As the Mexican political system fails, the more the middle-class Mexican has to tolerate immoral means of survival. In most of central and south America, the illegal drug industry has become the most effective means to increase a regular person’s income. For this reason it has gained overwhelming popularity, despite its dangers.
Likewise, the eight years of the Bush-Cheney administration has led middle-class Americans to sacrifice our core values, with the hope that the unjustified destruction of a country, the torture of prisoners, and the free-wheeling, deregulated capitalism would somehow save the standard of living for us and our children.

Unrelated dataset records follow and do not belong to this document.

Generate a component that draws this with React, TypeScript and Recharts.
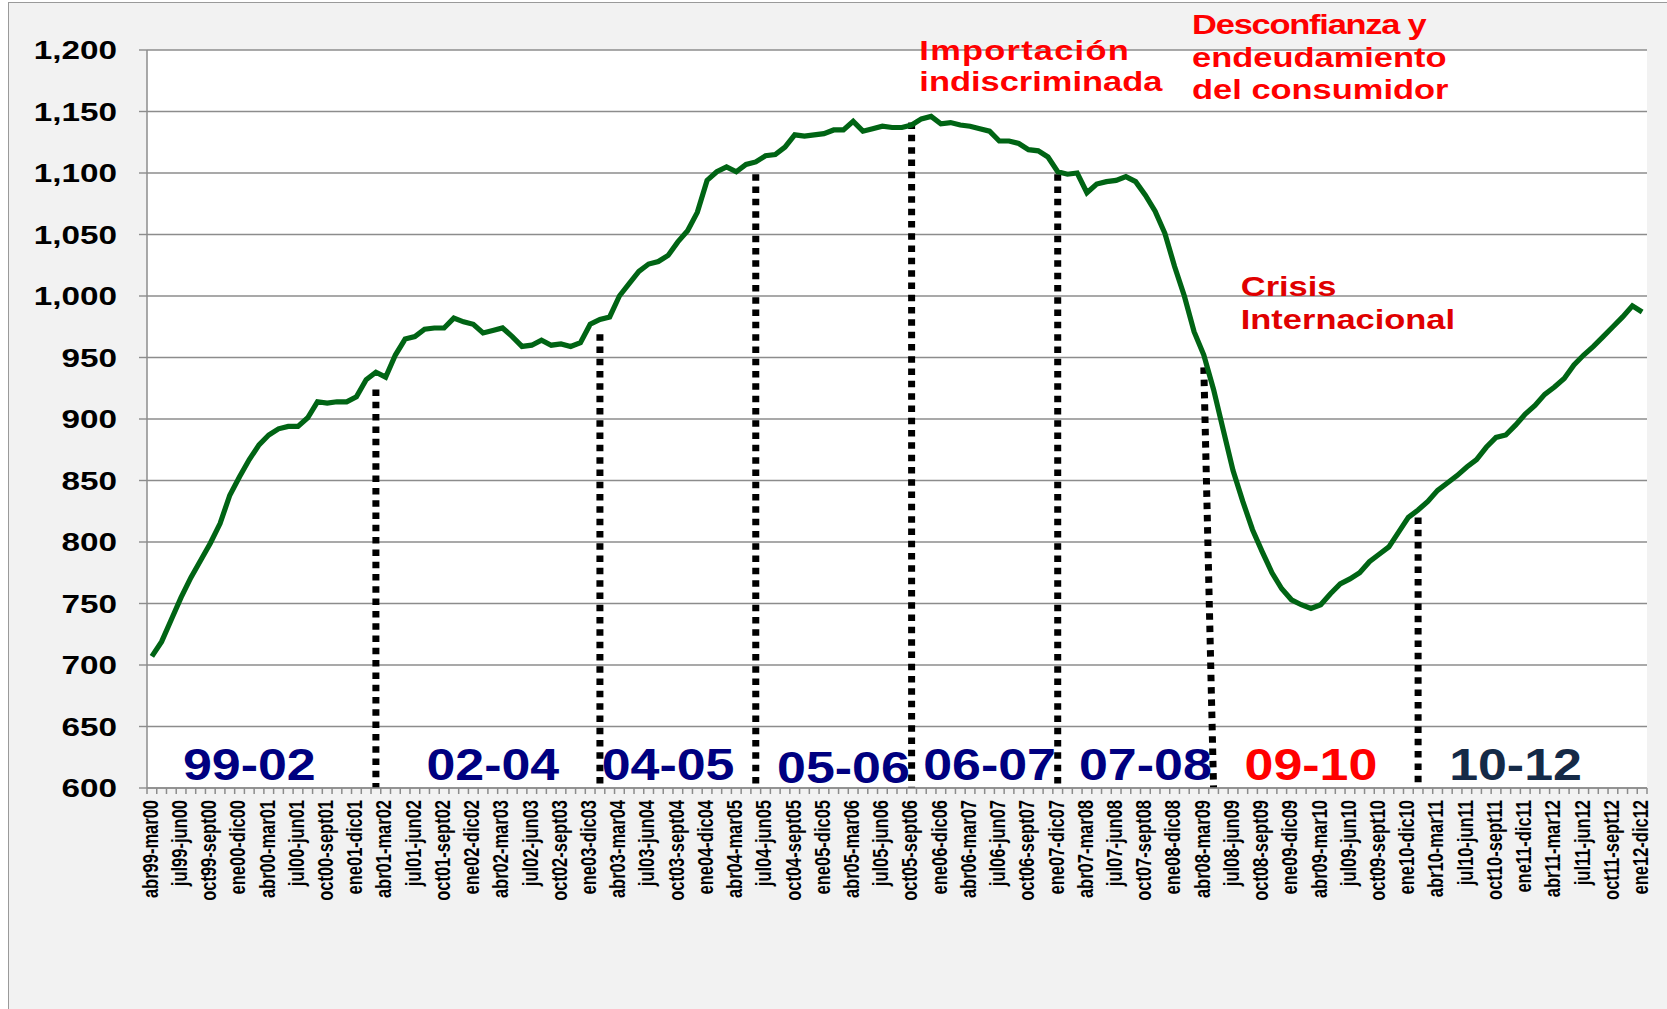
import React from 'react';
import { LineChart, Line, XAxis, YAxis, CartesianGrid, ReferenceLine, ReferenceDot } from 'recharts';

// ---- data ----
const MONTHS = ['ene', 'feb', 'mar', 'abr', 'may', 'jun', 'jul', 'ago', 'sept', 'oct', 'nov', 'dic'];
const yy = (y: number) => String(y % 100).padStart(2, '0');
// rolling 12-month periods: abr99-mar00 ... ene12-dic12
const categories: string[] = Array.from({ length: 154 }, (_, i) => {
  const s = 3 + i;
  const e = s + 11;
  return `${MONTHS[s % 12]}${yy(1999 + Math.floor(s / 12))}-${MONTHS[e % 12]}${yy(1999 + Math.floor(e / 12))}`;
});

const values: number[] = [
  707, 719, 737, 755, 771, 785, 799, 815, 838, 853,
  867, 879, 887, 892, 894, 894, 901, 914, 913, 914,
  914, 918, 932, 938, 934, 952, 965, 967, 973, 974,
  974, 982, 979, 977, 970, 972, 974, 967, 959, 960,
  964, 960, 961, 959, 962, 977, 981, 983, 1000, 1010,
  1020, 1026, 1028, 1033, 1044, 1053, 1068, 1094, 1101, 1105,
  1101, 1107, 1109, 1114, 1115, 1121, 1131, 1130, 1131, 1132,
  1135, 1135, 1142, 1134, 1136, 1138, 1137, 1137, 1139, 1144,
  1146, 1140, 1141, 1139, 1138, 1136, 1134, 1126, 1126, 1124,
  1119, 1118, 1113, 1101, 1099, 1100, 1084, 1091, 1093, 1094,
  1097, 1093, 1082, 1069, 1051, 1024, 1000, 971, 952, 924,
  891, 858, 833, 810, 792, 775, 762, 753, 749, 746,
  749, 758, 766, 770, 775, 784, 790, 796, 808, 820,
  826, 833, 842, 848, 854, 861, 867, 877, 885, 887,
  895, 904, 911, 920, 926, 933, 944, 952, 959, 967,
  975, 983, 992, 987,
];

const yTicks: number[] = [600, 650, 700, 750, 800, 850, 900, 950, 1000, 1050, 1100, 1150, 1200];

// dotted period dividers (top index, bottom index, top value)
const dividerTopIdx: number[] = [23, 46, 62, 78, 93, 108, 130];
const dividerBottomIdx: number[] = [23, 46, 62, 78, 93, 109, 130];
const dividerTopValue: number[] = [924, 969, 1099, 1141, 1099, 942, 820];

// period labels
const periodLabels: string[] = ['99-02', '02-04', '04-05', '05-06', '06-07', '07-08', '09-10', '10-12'];
const periodIdx: number[] = [10, 35, 53, 71, 86, 102, 119, 140];
const periodValue: number[] = [606.5, 606.5, 606.5, 604, 606.5, 606.5, 606.5, 606.5];
const periodColors: string[] = ['#000080', '#000080', '#000080', '#000080', '#000080', '#000080', '#FF0000', '#152A47'];

// annotations
const noteLines: string[][] = [
  ['Importación', 'indiscriminada'],
  ['Desconfianza y', 'endeudamiento', 'del consumidor'],
  ['Crisis', 'Internacional'],
];
const noteSpacing: number[][] = [
  [1.0, 0],
  [-1, 0, 0],
  [0, 0],
];
const noteIdx: number[] = [79, 107, 112];
const noteValue: number[] = [1191.9, 1213, 1000];
const noteColors: string[] = ['#FF0000', '#FF0000', '#E00000'];
const noteLineHeights: number[] = [30.7, 32.5, 33];

const data = categories.map((c, i) => ({ cat: c, v: values[i] }));

// ---- style constants ----
const FONT = 'Liberation Sans, Arial, Helvetica, sans-serif';
const STEP = 9.74;
const GRID = '#8c8c8c';

const XTick = (props: any) => {
  const { x, y, payload } = props;
  const i = payload.index;
  const half = STEP / 2;
  return (
    <g>
      <line x1={x - half} x2={x - half} y1={y} y2={y + 6} stroke={GRID} strokeWidth={1.5} />
      {i === categories.length - 1 && (
        <line x1={x + half} x2={x + half} y1={y} y2={y + 6} stroke={GRID} strokeWidth={1.5} />
      )}
      {i % 3 === 0 && (
        <text
          transform={`translate(${x - 2},${y + 12}) scale(1.35,1) rotate(-90)`}
          textAnchor="end"
          dy="0.35em"
          fontSize={16.5}
          fontWeight="bold"
          fontFamily={FONT}
          fill="#000"
        >
          {payload.value}
        </text>
      )}
    </g>
  );
};

const YTick = (props: any) => {
  const { x, y, payload } = props;
  return (
    <text
      transform={`translate(${x},${y}) scale(1.33,1)`}
      textAnchor="end"
      dy="0.36em"
      fontSize={25}
      fontWeight="bold"
      fontFamily={FONT}
      fill="#000"
    >
      {Number(payload.value).toLocaleString('en-US')}
    </text>
  );
};

const periodShape = (label: string, color: string) => (p: any) => (
  <text
    transform={`translate(${p.cx},${p.cy}) scale(1.18,1)`}
    textAnchor="middle"
    fontSize={44}
    fontWeight="bold"
    fontFamily={FONT}
    fill={color}
  >
    {label}
  </text>
);

const noteShape = (lines: string[], spacing: number[], color: string, lh: number) => (p: any) => (
  <text
    transform={`translate(${p.cx - 2},${p.cy}) scale(1.23,1)`}
    textAnchor="start"
    fontSize={28}
    fontWeight="bold"
    fontFamily={FONT}
    fill={color}
  >
    {lines.map((t, k) => (
      <tspan key={k} x={0} dy={k === 0 ? 0 : lh} letterSpacing={spacing[k]}>
        {t}
      </tspan>
    ))}
  </text>
);

export default function App() {
  return (
    <div style={{ position: 'relative', width: 1667, height: 1009, overflow: 'hidden', background: '#ffffff' }}>
      <style>{`html,body{margin:0;padding:0;overflow:hidden;}`}</style>
      <div
        style={{
          position: 'absolute',
          left: 8,
          top: 2,
          width: 1720,
          height: 1060,
          background: '#F2F2F2',
          border: '1.5px solid #9a9a9a',
          boxSizing: 'border-box',
        }}
      />
      <div style={{ position: 'absolute', left: 0, top: 0 }}>
        <LineChart width={1667} height={1009} data={data} margin={{ top: 50, right: 20, bottom: 0, left: 0 }}>
          <CartesianGrid vertical={false} stroke={GRID} strokeWidth={1.4} fill="#ffffff" fillOpacity={1} />
          <XAxis
            dataKey="cat"
            interval={0}
            height={221}
            padding={{ left: STEP / 2, right: STEP / 2 }}
            tick={<XTick />}
            tickLine={false}
            tickSize={0}
            tickMargin={0}
            axisLine={{ stroke: GRID, strokeWidth: 1.5 }}
          />
          <YAxis
            domain={[600, 1200]}
            ticks={yTicks}
            interval={0}
            width={147}
            tick={<YTick />}
            tickSize={8}
            tickMargin={22}
            tickLine={{ stroke: GRID, strokeWidth: 1.4 }}
            axisLine={{ stroke: GRID, strokeWidth: 1.5 }}
            allowDataOverflow
          />
          {dividerTopIdx.map((t, k) => (
            <ReferenceLine
              key={`d${k}`}
              segment={[
                { x: categories[t], y: dividerTopValue[k] },
                { x: categories[dividerBottomIdx[k]], y: 600 },
              ]}
              stroke="#000"
              strokeWidth={7}
              strokeDasharray="6.5 5.8"
              ifOverflow="visible"
            />
          ))}
          <Line
            type="linear"
            dataKey="v"
            stroke="#006414"
            strokeWidth={5.2}
            dot={false}
            activeDot={false}
            isAnimationActive={false}
          />
          {periodLabels.map((lab, k) => (
            <ReferenceDot
              key={`p${k}`}
              x={categories[periodIdx[k]]}
              y={periodValue[k]}
              r={0}
              ifOverflow="visible"
              shape={periodShape(lab, periodColors[k])}
            />
          ))}
          {noteLines.map((lines, k) => (
            <ReferenceDot
              key={`n${k}`}
              x={categories[noteIdx[k]]}
              y={noteValue[k]}
              r={0}
              ifOverflow="visible"
              shape={noteShape(lines, noteSpacing[k], noteColors[k], noteLineHeights[k])}
            />
          ))}
        </LineChart>
      </div>
    </div>
  );
}
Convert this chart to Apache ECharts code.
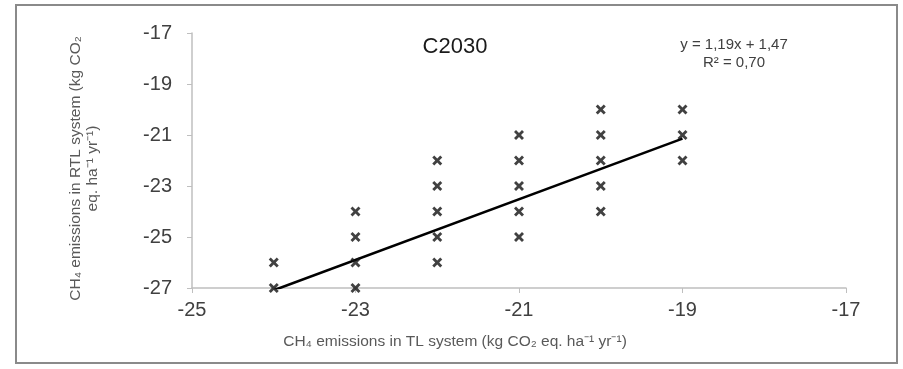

As Mark Danner comments on this line of reasoning “from Dick Cheney on down have been unflagging in their arguments that these “enhanced interrogation techniques . . . were absolutely crucial” to preventing “a major-casualty attack.” This argument, still strongly supported by a great many Americans, is deeply pernicious, for it holds that it is impossible to protect the country without breaking the law. It says that the professed principles of the United States, if genuinely adhered to, doom the country to defeat. It reduces our ideals and laws to a national decoration, to be discarded at the first sign of danger.”
The lessons we learn from Mexico’s failures illuminate our own down fall in the U.S. during the last eight years. The damage done was so severe that we must remain vigilant, despite Obama’s Herculean leadership. We must pull ourselves out of a dire situation where our own political system failed and now teeters on the precipice of collapse.